» THE REQUEST
Please write the listing below out again exactly, leaving every picture behind.

________________

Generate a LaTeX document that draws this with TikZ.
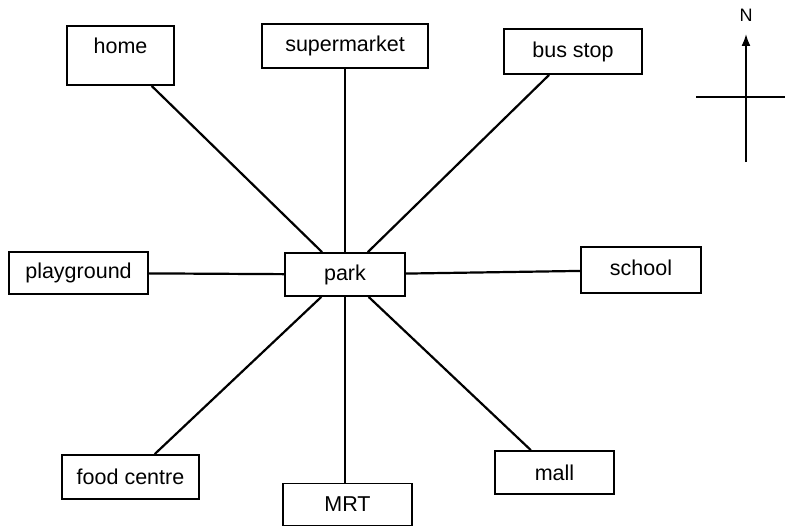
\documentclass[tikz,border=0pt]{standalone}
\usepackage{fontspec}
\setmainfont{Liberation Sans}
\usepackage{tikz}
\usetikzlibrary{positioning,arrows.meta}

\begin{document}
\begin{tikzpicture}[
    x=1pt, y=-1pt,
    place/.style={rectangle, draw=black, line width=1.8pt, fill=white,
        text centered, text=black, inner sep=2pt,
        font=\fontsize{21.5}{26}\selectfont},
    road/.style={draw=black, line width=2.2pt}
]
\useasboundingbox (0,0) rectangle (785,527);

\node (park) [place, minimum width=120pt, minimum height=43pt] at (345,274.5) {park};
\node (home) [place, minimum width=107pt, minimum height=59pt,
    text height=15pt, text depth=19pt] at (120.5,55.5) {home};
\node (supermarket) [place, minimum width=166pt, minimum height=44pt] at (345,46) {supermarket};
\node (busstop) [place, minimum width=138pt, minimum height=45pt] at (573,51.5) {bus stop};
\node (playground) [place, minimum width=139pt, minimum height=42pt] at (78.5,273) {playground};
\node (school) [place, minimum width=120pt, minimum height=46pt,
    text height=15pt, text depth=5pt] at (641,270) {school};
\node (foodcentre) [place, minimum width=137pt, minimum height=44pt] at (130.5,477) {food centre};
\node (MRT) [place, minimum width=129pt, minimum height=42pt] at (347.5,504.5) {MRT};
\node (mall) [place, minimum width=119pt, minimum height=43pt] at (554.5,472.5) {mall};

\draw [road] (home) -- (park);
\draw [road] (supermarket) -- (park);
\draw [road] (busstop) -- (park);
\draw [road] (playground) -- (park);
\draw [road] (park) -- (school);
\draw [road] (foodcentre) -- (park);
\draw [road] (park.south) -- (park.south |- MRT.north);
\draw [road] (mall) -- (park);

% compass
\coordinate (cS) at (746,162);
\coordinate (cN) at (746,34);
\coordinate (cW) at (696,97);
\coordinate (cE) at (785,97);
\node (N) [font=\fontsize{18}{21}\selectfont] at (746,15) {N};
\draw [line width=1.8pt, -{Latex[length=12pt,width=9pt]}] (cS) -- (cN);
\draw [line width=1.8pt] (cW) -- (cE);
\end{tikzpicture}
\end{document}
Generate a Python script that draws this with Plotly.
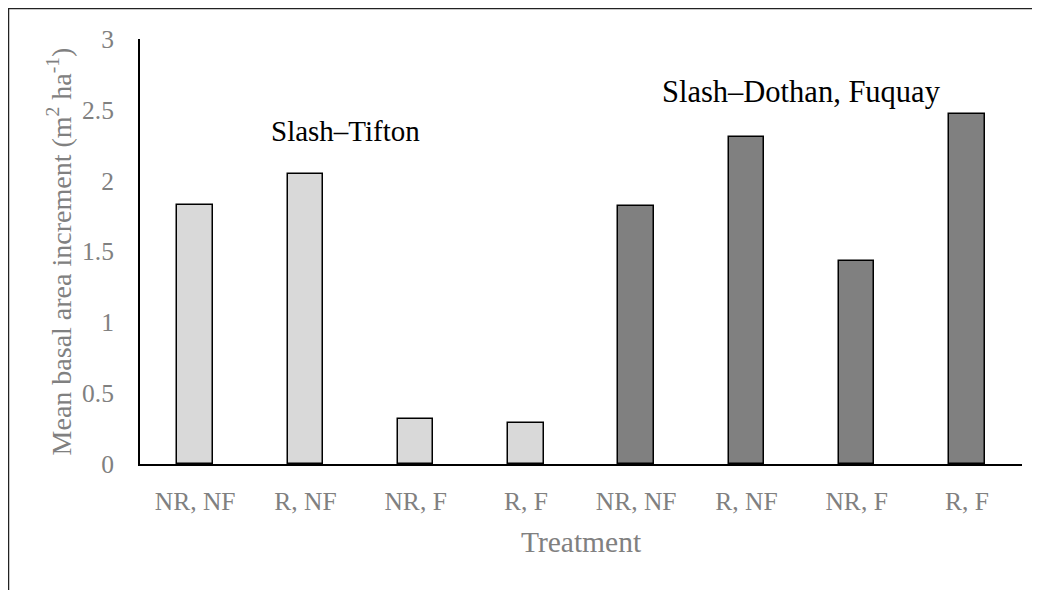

________________

» FULL SOLUTION
Generate a LaTeX document that draws this with TikZ.
\documentclass[tikz,border=0pt]{standalone}
\usepackage{fontspec}
\setmainfont{Liberation Sans}
\usepackage{tikz}
\usetikzlibrary{positioning,arrows.meta}

\begin{document}
\begin{tikzpicture}[
    x=1pt, y=-1pt,
    place/.style={rectangle, draw=black, line width=1.8pt, fill=white,
        text centered, text=black, inner sep=2pt,
        font=\fontsize{21.5}{26}\selectfont},
    road/.style={draw=black, line width=2.2pt}
]
\useasboundingbox (0,0) rectangle (785,527);

\node (park) [place, minimum width=120pt, minimum height=43pt] at (345,274.5) {park};
\node (home) [place, minimum width=107pt, minimum height=59pt,
    text height=15pt, text depth=19pt] at (120.5,55.5) {home};
\node (supermarket) [place, minimum width=166pt, minimum height=44pt] at (345,46) {supermarket};
\node (busstop) [place, minimum width=138pt, minimum height=45pt] at (573,51.5) {bus stop};
\node (playground) [place, minimum width=139pt, minimum height=42pt] at (78.5,273) {playground};
\node (school) [place, minimum width=120pt, minimum height=46pt,
    text height=15pt, text depth=5pt] at (641,270) {school};
\node (foodcentre) [place, minimum width=137pt, minimum height=44pt] at (130.5,477) {food centre};
\node (MRT) [place, minimum width=129pt, minimum height=42pt] at (347.5,504.5) {MRT};
\node (mall) [place, minimum width=119pt, minimum height=43pt] at (554.5,472.5) {mall};

\draw [road] (home) -- (park);
\draw [road] (supermarket) -- (park);
\draw [road] (busstop) -- (park);
\draw [road] (playground) -- (park);
\draw [road] (park) -- (school);
\draw [road] (foodcentre) -- (park);
\draw [road] (park.south) -- (park.south |- MRT.north);
\draw [road] (mall) -- (park);

% compass
\coordinate (cS) at (746,162);
\coordinate (cN) at (746,34);
\coordinate (cW) at (696,97);
\coordinate (cE) at (785,97);
\node (N) [font=\fontsize{18}{21}\selectfont] at (746,15) {N};
\draw [line width=1.8pt, -{Latex[length=12pt,width=9pt]}] (cS) -- (cN);
\draw [line width=1.8pt] (cW) -- (cE);
\end{tikzpicture}
\end{document}
Generate a Python script that draws this with Plotly.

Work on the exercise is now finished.